New Onshape Sheet Metal Design Tools Announced
Latest News
February 7, 2017
Onshape will be previewing new sheet metal design capabilities at the Pacific Design & Manufacturing 2017 conference. The company says the cloud-based design tools will enable faster creation and refinement of sheet metal parts with simultaneous generation of editable, synchronized flat, folded and tabular views.
“This has been one of the most highly anticipated enhancements requested by our customers,” said Scott Harris, Onshape’s VP of Product Definition and User Experience via a press release. “We’re proud to be delivering new tools that you can’t find anywhere else in the CAD industry. Our team has completely rethought and re-engineered the way sheet metal parts are designed and prepared for manufacturing.”
The Onshape team will be demonstrating its soon-to-be-released sheet metal capabilities at the Onshape Agile Design Pavilion (Booth 3401) on February 7-9 at the Anaheim Convention Center.

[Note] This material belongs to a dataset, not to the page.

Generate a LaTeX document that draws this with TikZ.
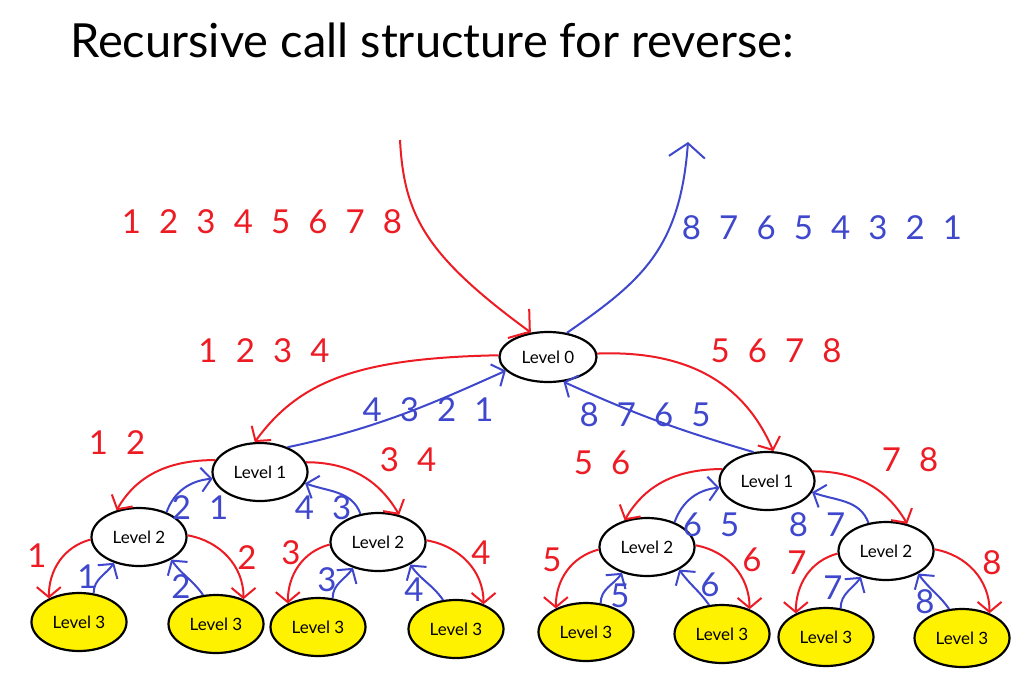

In addition to highlighting the full Onshape ecosystem, including the recently released In-Context Editing, the live demos will explore how sheet metal professionals can speed up their design process in the following ways:
- Simultaneous Sheet Metal Views: Onshape shows all representations in one simultaneous view, according to the company. When designers edit one view, the other two are synchronized automatically using Onshape’s full-cloud database architecture. Seeing the flat and folded views side-by-side can help you visualize errors and interferences immediately, consider alternatives and ultimately, reduce scrap and wasted time.
- Editing Sheet Metal from a Bend Table View: The manufacturer can quickly change the parameters of a model in a bend table view—such as the radius or order of individual bends—while preserving the original design intent and seeing the impact immediately on the flat and folded views.
“Instead of having to bounce back and forth between separate sheet metal views, Onshape users can deliver faster design iterations and higher quality parts at a glance,” said principal software engineer Lana Saksonov, project leader on Onshape’s Sheet Metal team. “Having the flat view available simultaneously with the folded view lets the designer see the manufacturing impact while he or she is still modeling.
“So if you pick bends in the wrong place, it will show you why the flat pattern won’t work or why it is not optimal,” she continued. “Onshape won’t block geometry creation when causing an incorrect flat view, but will give you an immediate visual warning that there’s something wrong and provide the tools to fix it.”
Onshape’s Simultaneous Sheet Metal Views allow you to start down one path and then change it without having to start over again, said Harris.
“This is going to prevent a lot of headaches between designers and manufacturers, because almost all sheet metal work is done collaboratively,” he said. “We created the system to allow designers to build in design intent and allow fabricators to adjust the model based on specific tooling, without violating the design intent.”
The new sheet metal features, now concluding early visibility testing, will be made available to all Onshape users in a near-term release, according to the company.